Pertanto: 1) ai sensi della legge 241/90 l'accesso è subordinato al
pagamento del solo costo di riproduzione e dei diritti di ricerca e
visura; 2) ai sensi della legge 142/90 il pagamento dell'accesso
deve essere disciplinato nel regolamento comunale e provinciale con
riferimento ai "soli costi", quindi a tutte le spese vive
sopportate dall'amministrazione locale e non solo alle spese ci
riproduzione.
Tale diversa disciplina trova la sua "ratio" nella differente
legittimazione prevista dalle due leggi.
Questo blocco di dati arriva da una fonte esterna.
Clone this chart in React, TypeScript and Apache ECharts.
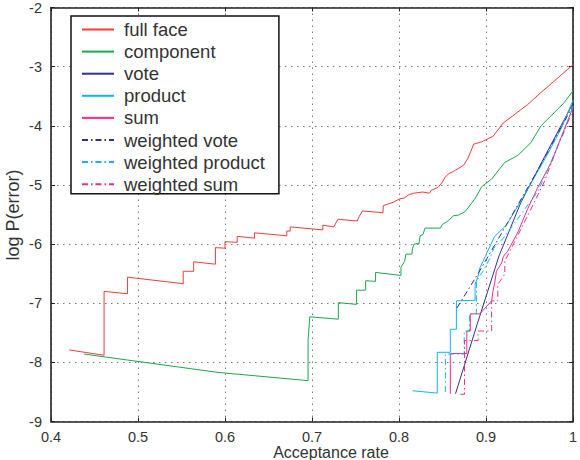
import React, { useEffect, useRef } from "react";
import * as echarts from "echarts";

const xTicks = [0.4, 0.5, 0.6, 0.7, 0.8, 0.9, 1];
const yTicks = [-9, -8, -7, -6, -5, -4, -3, -2];

const seriesNames = [
  "full face",
  "component",
  "vote",
  "product",
  "sum",
  "weighted vote",
  "weighted product",
  "weighted sum",
];

const fullFace = [
  [0.421, -7.79], [0.461, -7.88], [0.461, -6.8], [0.488, -6.84], [0.488, -6.56],
  [0.552, -6.67], [0.552, -6.46], [0.564, -6.46], [0.564, -6.3], [0.589, -6.34],
  [0.589, -6.06], [0.6, -6.07], [0.6, -5.96], [0.614, -5.97], [0.614, -5.87],
  [0.634, -5.9], [0.634, -5.81], [0.671, -5.86], [0.671, -5.78], [0.675, -5.78],
  [0.675, -5.71], [0.7125, -5.76], [0.7125, -5.68], [0.725, -5.71], [0.728, -5.63],
  [0.73, -5.58], [0.752, -5.61], [0.754, -5.54], [0.758, -5.44], [0.7815, -5.47],
  [0.782, -5.35], [0.794, -5.29], [0.8, -5.24], [0.806, -5.22], [0.812, -5.16],
  [0.817, -5.14], [0.827, -5.12], [0.835, -5.14], [0.837, -5.09], [0.845, -5.04],
  [0.85, -4.95], [0.853, -4.87], [0.857, -4.81], [0.863, -4.77], [0.865, -4.75],
  [0.874, -4.67], [0.879, -4.56], [0.886, -4.31], [0.895, -4.27], [0.908, -4.18],
  [0.92, -3.95], [0.931, -3.83], [0.948, -3.64], [0.963, -3.44], [0.978, -3.25],
  [0.9935, -3.05], [1.0, -2.97],
];

const component = [
  [0.438, -7.86], [0.592, -8.17], [0.689, -8.3], [0.6955, -8.31], [0.6955, -7.63],
  [0.6974, -7.23], [0.7303, -7.27], [0.7303, -6.99], [0.7511, -7.02], [0.7511, -6.78],
  [0.7617, -6.78], [0.7617, -6.62], [0.7731, -6.63], [0.7731, -6.48], [0.8023, -6.53],
  [0.8023, -6.39], [0.8065, -6.29], [0.808, -6.17], [0.8148, -6.17], [0.8156, -6.07],
  [0.8174, -6.0], [0.8231, -5.99], [0.8242, -5.86], [0.8276, -5.84], [0.8299, -5.73],
  [0.8477, -5.73], [0.8497, -5.67], [0.8553, -5.62], [0.8628, -5.52], [0.8685, -5.51],
  [0.8761, -5.45], [0.8875, -5.23], [0.8951, -5.03], [0.9065, -4.9], [0.9216, -4.62],
  [0.9367, -4.5], [0.9519, -4.28], [0.9633, -4.0], [0.9784, -3.78], [0.9898, -3.61],
  [1.0, -3.41],
];

const vote = [
  [0.865, -8.53], [0.89, -7.35], [0.915, -6.2], [0.94, -5.3], [0.97, -4.45], [1.0, -3.62],
];

const product = [
  [0.8156, -8.48], [0.844, -8.52], [0.844, -7.83], [0.859, -7.83], [0.859, -7.44],
  [0.866, -7.44], [0.866, -6.96], [0.8875, -6.95], [0.8875, -6.68], [0.891, -6.54],
  [0.893, -6.4], [0.897, -6.28], [0.901, -6.15], [0.9045, -6.04], [0.908, -5.93],
  [0.91, -5.87], [0.9235, -5.68], [0.9406, -5.26], [0.9557, -4.87], [0.9708, -4.48],
  [0.986, -4.06], [1.0, -3.57],
];

const sum = [
  [0.859, -8.53], [0.859, -7.85], [0.878, -7.85], [0.878, -7.47], [0.882, -7.47],
  [0.882, -7.18], [0.893, -7.18], [0.901, -7.05], [0.9065, -6.96], [0.908, -6.8],
  [0.91, -6.66], [0.912, -6.46], [0.918, -6.32], [0.92, -6.21], [0.925, -6.12],
  [0.937, -5.79], [0.948, -5.4], [0.959, -5.06], [0.975, -4.62], [0.99, -4.06],
  [1.0, -3.69],
];

const weightedVote = [
  [0.8667, -7.08], [0.8913, -6.49], [0.9178, -5.82], [0.9614, -4.7], [1.0, -3.66],
];

const weightedProduct = [
  [0.8534, -8.5], [0.8534, -7.86], [0.875, -7.86], [0.875, -7.47], [0.881, -7.47],
  [0.881, -7.18], [0.889, -7.18], [0.889, -6.62], [0.897, -6.45], [0.9045, -6.24],
  [0.909, -6.07], [0.92, -5.9], [0.935, -5.6], [0.96, -5.1], [0.975, -4.6],
  [0.99, -4.1], [1.0, -3.66],
];

const weightedSum = [
  [0.8705, -8.54], [0.8753, -8.54], [0.8753, -7.63], [0.8909, -7.63], [0.8909, -7.47],
  [0.9065, -7.47], [0.9065, -6.96], [0.9136, -6.96], [0.9136, -6.68], [0.9216, -6.51],
  [0.9216, -6.29], [0.933, -5.96], [0.9503, -5.45], [0.967, -4.95], [0.984, -4.28],
  [1.0, -3.74],
];

const seriesData = [fullFace, component, vote, product, sum, weightedVote, weightedProduct, weightedSum];
const seriesColors = ["#f03c3c", "#18a850", "#303090", "#12b4ee", "#f02c8c", "#303090", "#12b4ee", "#f02c8c"];
const dashDot = [6, 3, 1.5, 3];

const FONT = "'Liberation Sans', Arial, sans-serif";
const AXIS_COLOR = "#222";

function buildOption() {
  const grid = { left: 51, right: 1, top: 4, bottom: 38.5, containLabel: false };
  const gridLine = { show: true, lineStyle: { type: [1.5, 4.5], color: "#777", width: 1 } };
  const axisLine = { show: true, onZero: false, lineStyle: { color: AXIS_COLOR, width: 1.6 } };
  const tick = { show: true, inside: true, length: 4, lineStyle: { color: AXIS_COLOR, width: 1 } };
  const label = { fontFamily: FONT, fontSize: 14.5, color: "#333" };

  const xBase = { type: "value", min: xTicks[0], max: xTicks[xTicks.length - 1], interval: 0.1 };
  const yBase = { type: "value", min: yTicks[0], max: yTicks[yTicks.length - 1], interval: 1 };

  return {
    animation: false,
    backgroundColor: "#fff",
    grid,
    xAxis: [
      {
        ...xBase,
        position: "bottom",
        axisLine,
        axisTick: tick,
        axisLabel: { ...label, margin: 8, formatter: (v: number) => String(parseFloat(v.toFixed(2))) },
        splitLine: gridLine,
      },
      {
        ...xBase,
        position: "top",
        axisLine,
        axisTick: tick,
        axisLabel: { show: false },
        splitLine: { show: false },
      },
    ],
    yAxis: [
      {
        ...yBase,
        position: "left",
        axisLine,
        axisTick: tick,
        axisLabel: { ...label, margin: 9 },
        splitLine: gridLine,
      },
      {
        ...yBase,
        position: "right",
        axisLine,
        axisTick: tick,
        axisLabel: { show: false },
        splitLine: { show: false },
      },
    ],
    legend: {
      orient: "vertical",
      left: 71,
      top: 16,
      padding: [4, 14, 0, 10],
      itemWidth: 32,
      itemHeight: 14,
      itemGap: 3.1,
      backgroundColor: "#fff",
      borderColor: "#111",
      borderWidth: 1.5,
      borderRadius: 0,
      itemStyle: { color: "rgba(0,0,0,0)", borderColor: "rgba(0,0,0,0)", borderWidth: 0 },
      textStyle: { fontFamily: FONT, fontSize: 18.5, color: "#333", padding: [0, 0, 0, 5] },
      data: seriesNames,
    },
    graphic: [
      {
        type: "text",
        x: 331,
        y: 452,
        style: { text: "Acceptance rate", font: `16px ${FONT}`, fill: "#333", textAlign: "center", textVerticalAlign: "middle" },
      },
      {
        type: "text",
        x: 13,
        y: 215,
        rotation: Math.PI / 2,
        style: { text: "log P(error)", font: `18px ${FONT}`, fill: "#333", textAlign: "center", textVerticalAlign: "middle" },
      },
    ],
    series: seriesNames.map((name, i) => ({
      name,
      type: "line",
      xAxisIndex: 0,
      yAxisIndex: 0,
      data: seriesData[i],
      symbol: "none",
      showSymbol: false,
      clip: true,
      lineStyle: { color: seriesColors[i], width: 1, type: i >= 5 ? dashDot : "solid" },
      itemStyle: { color: seriesColors[i] },
      emphasis: { disabled: true },
    })),
  };
}

export default function App() {
  const ref = useRef<HTMLDivElement>(null);
  useEffect(() => {
    if (!ref.current) return;
    const chart = echarts.init(ref.current, null, { renderer: "svg" });
    chart.setOption(buildOption() as any);
    return () => chart.dispose();
  }, []);
  return (
    <div
      ref={ref}
      style={{ position: "fixed", left: 0, top: 0, width: 580, height: 460, background: "#fff" }}
    />
  );
}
Infatti ad una
legittimazione più ampia prevista dalla legge 142/90 - pari al
possesso dello status di cittadino residente nel comune o nella
provincia - corrisponde un maggiore onere per l'amministrazione e
quindi un accesso più costoso rispetto a quello previsto dalla
legge 241/90 per coloro che esercitano il diritto di accesso
esclusivamente a tutela di una situazione giuridicamente
rilevante.
Tuttavia nell'ambito della legge 142/90 il pagamento dell'accesso
dovrà essere disciplinato nei regolamenti locali con esclusivo
riferimento al rimborso delle spese vive da calcolarsi con
particolare moderazione onde evitare il più possibile che
l'esercizio del diritto di accesso possa essere condizionato da
implicazioni di carattere economico.